The job of chief executive of the UK Statistics Authority, and national statistician, has gone to John Pullinger.
Pullinger is currently House of Commons librarian and director general, a role he will leave to join the UK Statistics Authority in July.
Those who've been watching this job opening have been expecting a candidate with a good deal of economics experience to replace Jil Matheson.
That's something Pullinger brings in spades to a job that requires him to oversee around 30 government departments. He says that he is now keen to take "the work of the Authority to a new level, mobilising the power of data to help Britain make better decisions".

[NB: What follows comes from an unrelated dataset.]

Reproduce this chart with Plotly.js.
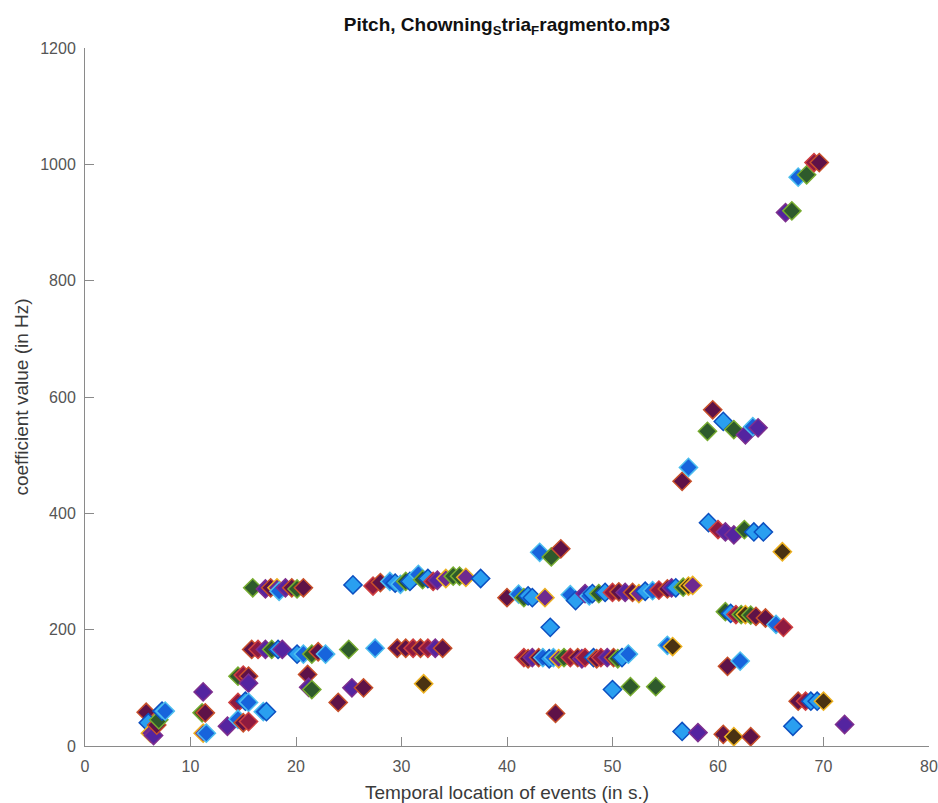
<!DOCTYPE html>
<html>
<head>
<meta charset="utf-8">
<script src="https://cdn.plot.ly/plotly-3.0.1.min.js"></script>
<style>
  html, body { margin: 0; padding: 0; background: #ffffff; }
  #chart { width: 938px; height: 803px; }
</style>
</head>
<body>
<div id="chart"></div>
<script>
// Event onset times (s)
const eventTimes = [
  5.8, 6.0, 6.2, 6.5, 6.8, 7.0, 7.3, 7.6,
  11.2, 11.1, 11.4, 11.2, 11.5,
  13.5, 14.5, 15.0, 15.5, 15.5, 14.5, 15.2, 15.5, 14.5, 15.0, 15.5, 16.9, 17.2,
  15.9, 17.1, 17.6, 18.2, 18.4, 19.0, 19.6, 20.1, 20.7,
  15.8, 16.4, 17.1, 17.7, 18.3, 18.7,
  20.1, 20.7, 21.5, 22.1, 22.8,
  21.1, 21.2, 21.5,
  25.0, 24.0, 25.3, 26.4, 25.4,
  27.3, 28.0, 28.9, 29.4, 29.9, 30.4, 30.8, 31.6, 32.0, 32.5, 33.0, 33.4, 34.2, 34.9, 35.5, 36.1, 37.5,
  27.5, 29.6, 30.4, 31.1, 31.8, 32.5, 33.2, 33.9,
  32.1,
  40.0, 41.1, 41.6, 42.0, 42.4, 43.6,
  43.1, 44.2, 45.1,
  44.1,
  41.6, 42.0, 42.4, 43.0, 43.4, 44.0, 44.4, 44.9, 45.4, 46.0, 46.7, 47.1, 47.4, 48.2, 48.5, 48.9, 49.5, 50.1, 50.5, 50.9, 51.5,
  44.6,
  50.0, 51.7, 54.1,
  46.0, 46.5, 47.4, 47.8, 48.1, 48.7, 49.3, 50.0, 50.6, 51.2, 51.9, 52.5, 53.1, 53.8, 54.4, 55.2, 55.6, 56.0, 56.7, 57.2, 57.6,
  55.2, 55.7,
  56.6, 58.1, 60.5, 61.5, 63.1,
  59.5, 59.0, 60.5, 61.5, 62.6, 63.3, 63.8,
  56.6, 57.2,
  59.1, 60.0, 60.7, 61.5, 62.5, 63.4, 64.3,
  66.1,
  60.7, 61.2, 61.7, 62.2, 62.6, 63.1, 63.6, 64.5, 65.5, 66.2,
  60.9, 62.1,
  67.6, 68.3, 68.8, 69.4, 70.0,
  67.1, 72.0,
  66.4, 67.0, 67.6, 68.4, 69.1, 69.6
];

// Pitch estimate for each event (Hz)
const pitchValues = [
  58, 40, 22, 18, 36, 45, 60, 60,
  93, 57, 57, 22, 22,
  34, 120, 122, 120, 108, 75, 77, 75, 46, 40, 42, 59, 59,
  272, 270, 272, 272, 266, 272, 272, 270, 272,
  166, 166, 166, 166, 166, 166,
  158, 158, 158, 162, 158,
  123, 101, 97,
  166, 75, 100, 100, 277,
  275, 281, 283, 280, 278, 283, 283, 295, 286, 288, 283, 285, 288, 292, 292, 290, 288,
  168, 168, 168, 168, 168, 168, 168, 168,
  107,
  255, 261, 255, 258, 255, 255,
  333, 325, 339,
  204,
  152, 150, 152, 152, 152, 150, 152, 150, 152, 152, 152, 150, 152, 152, 150, 152, 152, 152, 150, 152, 158,
  56,
  97, 102, 102,
  260, 250, 262, 258, 262, 262, 264, 264, 265, 264, 264, 262, 266, 267, 268, 270, 272, 272, 273, 275, 276,
  173, 171,
  25, 23, 20, 16, 16,
  578, 541, 558, 544, 535, 549, 547,
  455, 479,
  384, 372, 368, 363, 372, 368, 368,
  334,
  231, 228, 226, 226, 226, 225, 223, 220, 209, 204,
  137, 146,
  77, 77, 77, 77, 77,
  34, 37,
  917, 920, 978, 982, 1003, 1003
];

// Colour key of each marker
const markerKeys = (
  "MLPVMGLB" +
  "VGMPB" +
  "VGRMVRLBBMRBL" +
  "GVMPBVMGM" +
  "MRVGLV" +
  "LBGMB" +
  "MVG" +
  "GMVML" +
  "RMBLBGLBGLRVPGGPL" +
  "BMMRMRVM" +
  "O" +
  "MBGLLP" +
  "BGM" +
  "L" +
  "RMVMBLBPGRMVRLMRVMGLB" +
  "M" +
  "LGG" +
  "BLVBLGLRMVMPLBRMVLGOP" +
  "BO" +
  "LVMOM" +
  "MGLGVBV" +
  "MB" +
  "LRVVGLL" +
  "O" +
  "GLRGOGMMBR" +
  "MB" +
  "MRLLO" +
  "LV" +
  "VGBGRM"
).split("");

const faceColors = {
  B: "#1764dc", L: "#2a9ff0", V: "#5424a0", M: "#5e1248",
  G: "#2e5a2c", R: "#8e1a40", P: "#6e2a90", O: "#4a3212"
};
const edgeColors = {
  B: "#4dbeee", L: "#0c4fc0", V: "#7e2f8e", M: "#c8502a",
  G: "#77ac30", R: "#d04040", P: "#edb120", O: "#edb120"
};

const trace = {
  type: "scatter",
  mode: "markers",
  x: eventTimes,
  y: pitchValues,
  marker: {
    symbol: "diamond",
    size: 14,
    color: markerKeys.map(k => faceColors[k]),
    line: { width: 1.5, color: markerKeys.map(k => edgeColors[k]) }
  },
  hoverinfo: "x+y",
  showlegend: false
};

const FONT = "Liberation Sans, Arial, Helvetica, sans-serif";
const axisFont = { family: FONT, size: 16, color: "#555555" };
const labelFont = { family: FONT, size: 19, color: "#3a3a3a" };

const layout = {
  width: 938,
  height: 803,
  paper_bgcolor: "#ffffff",
  plot_bgcolor: "#ffffff",
  margin: { l: 85, r: 9, t: 48, b: 57 },
  title: {
    text: "<b>Pitch, Chowning<sub>S</sub>tria<sub>F</sub>ragmento.mp3</b>",
    font: { family: FONT, size: 19, color: "#111111" },
    x: 0.5, xref: "paper", xanchor: "center",
    y: 0.970, yref: "container", yanchor: "middle"
  },
  xaxis: {
    range: [0, 80],
    tickvals: [0, 10, 20, 30, 40, 50, 60, 70, 80],
    ticks: "inside", ticklen: 9, tickcolor: "#8a8a8a", tickwidth: 1,
    ticklabelstandoff: 6,
    showline: true, linecolor: "#8a8a8a", linewidth: 1,
    showgrid: false, zeroline: false,
    tickfont: axisFont,
    title: { text: "Temporal location of events (in s.)", font: labelFont, standoff: 12 }
  },
  yaxis: {
    range: [0, 1200],
    tickvals: [0, 200, 400, 600, 800, 1000, 1200],
    ticks: "inside", ticklen: 9, tickcolor: "#8a8a8a", tickwidth: 1,
    ticklabelstandoff: 5,
    showline: true, linecolor: "#8a8a8a", linewidth: 1,
    showgrid: false, zeroline: false,
    tickfont: axisFont,
    title: { text: "coefficient value (in Hz)", font: labelFont, standoff: 6 }
  }
};

Plotly.newPlot("chart", [trace], layout, { displayModeBar: false, staticPlot: true });
</script>
</body>
</html>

A grand overhaul of how the UK's statistics are compiled is already scheduled for later this year. The UK will have to shift from ESA 95 standards to the new ESA 2010 ones in September, bringing with them some major changes in how we conceptualise our economic landscape. The Office for National Statistics has already suggested that a re-evaluation of how pensions savings are recorded will see the UK savings rate more than double, as measured by official estimates.

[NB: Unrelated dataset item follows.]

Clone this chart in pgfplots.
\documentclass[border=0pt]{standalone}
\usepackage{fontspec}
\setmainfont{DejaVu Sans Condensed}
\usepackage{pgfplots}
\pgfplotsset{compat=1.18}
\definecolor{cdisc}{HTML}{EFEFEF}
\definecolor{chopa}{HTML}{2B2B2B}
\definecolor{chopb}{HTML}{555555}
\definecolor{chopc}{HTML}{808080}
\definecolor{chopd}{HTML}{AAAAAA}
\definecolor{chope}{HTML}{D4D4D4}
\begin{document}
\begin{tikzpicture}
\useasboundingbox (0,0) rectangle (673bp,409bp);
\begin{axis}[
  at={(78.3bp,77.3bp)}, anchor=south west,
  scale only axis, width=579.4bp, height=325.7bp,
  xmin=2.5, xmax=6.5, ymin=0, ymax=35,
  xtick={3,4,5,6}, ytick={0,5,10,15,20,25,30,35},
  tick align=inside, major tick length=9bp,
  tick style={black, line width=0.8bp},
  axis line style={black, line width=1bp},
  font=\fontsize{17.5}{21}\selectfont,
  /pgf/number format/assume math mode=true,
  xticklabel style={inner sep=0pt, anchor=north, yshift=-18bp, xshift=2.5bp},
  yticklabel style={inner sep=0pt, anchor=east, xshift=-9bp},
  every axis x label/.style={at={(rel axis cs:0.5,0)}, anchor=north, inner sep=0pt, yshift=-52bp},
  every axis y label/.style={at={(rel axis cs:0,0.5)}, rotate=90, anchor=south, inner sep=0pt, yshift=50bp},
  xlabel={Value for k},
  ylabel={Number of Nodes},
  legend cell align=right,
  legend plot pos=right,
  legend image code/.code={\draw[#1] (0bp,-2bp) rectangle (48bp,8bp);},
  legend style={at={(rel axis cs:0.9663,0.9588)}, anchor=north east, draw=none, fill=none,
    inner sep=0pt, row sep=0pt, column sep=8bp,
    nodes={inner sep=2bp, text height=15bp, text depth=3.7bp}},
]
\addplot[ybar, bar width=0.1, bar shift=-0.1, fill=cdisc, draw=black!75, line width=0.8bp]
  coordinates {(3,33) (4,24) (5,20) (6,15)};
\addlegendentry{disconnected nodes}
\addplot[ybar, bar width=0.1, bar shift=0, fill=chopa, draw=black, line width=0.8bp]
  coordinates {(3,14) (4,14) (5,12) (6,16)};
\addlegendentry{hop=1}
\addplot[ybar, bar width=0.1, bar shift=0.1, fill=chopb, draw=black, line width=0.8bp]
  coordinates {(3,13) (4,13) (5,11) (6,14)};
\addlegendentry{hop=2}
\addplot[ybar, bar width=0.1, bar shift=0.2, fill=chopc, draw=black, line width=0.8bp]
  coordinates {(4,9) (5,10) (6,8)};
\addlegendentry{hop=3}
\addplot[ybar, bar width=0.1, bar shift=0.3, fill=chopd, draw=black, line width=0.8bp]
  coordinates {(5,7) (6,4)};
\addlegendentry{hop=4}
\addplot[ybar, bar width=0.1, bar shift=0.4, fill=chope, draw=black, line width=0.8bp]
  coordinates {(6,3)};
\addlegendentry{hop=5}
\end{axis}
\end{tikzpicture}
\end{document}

The ONS also has its own problems for Pullinger to tackle. Since moving from the Bank of Canada, Bank of England governor Mark Carney has already highlighted several glaring deficiencies in the quality of data produced, saying in reference to the agency that "we all have room to improve".

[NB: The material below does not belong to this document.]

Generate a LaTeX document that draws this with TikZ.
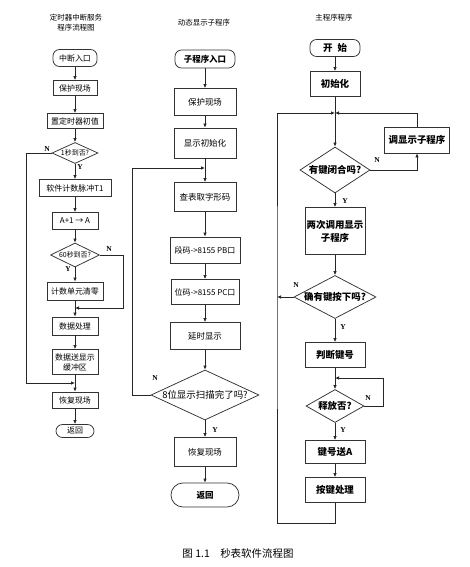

Last November Carney drew attention to how changes in the deflator have resulted in a muddled picture of UK investment, as well to the poor provisioning of flow of funds data, which during a Treasury Select Committee meeting he described as being not at "the level we need". Treasury Select Committee chairman Andrew Tyrie said at the time that he saw the ONS as "incompetent".
As well as holding his current role at the House of Commons, Pullinger has served as president of the Royal Statistical Society since January 2013. In his address to the society last year he said that we are now ready "to help make knowledge about the work and performance of government and the state of the world around us relevant and available to everyone." Speaking on an increasingly data rich world: "Those who 'get stats' will get on. Those who do not will get left behind," said Pullinger.
Before his current job, Pullinger has held a number of positions within the Government Statistical Service, at the Department of Trade and Industry, the Department of the Environment, the Central Statistical Office, and as a director at the Office for National Statistics.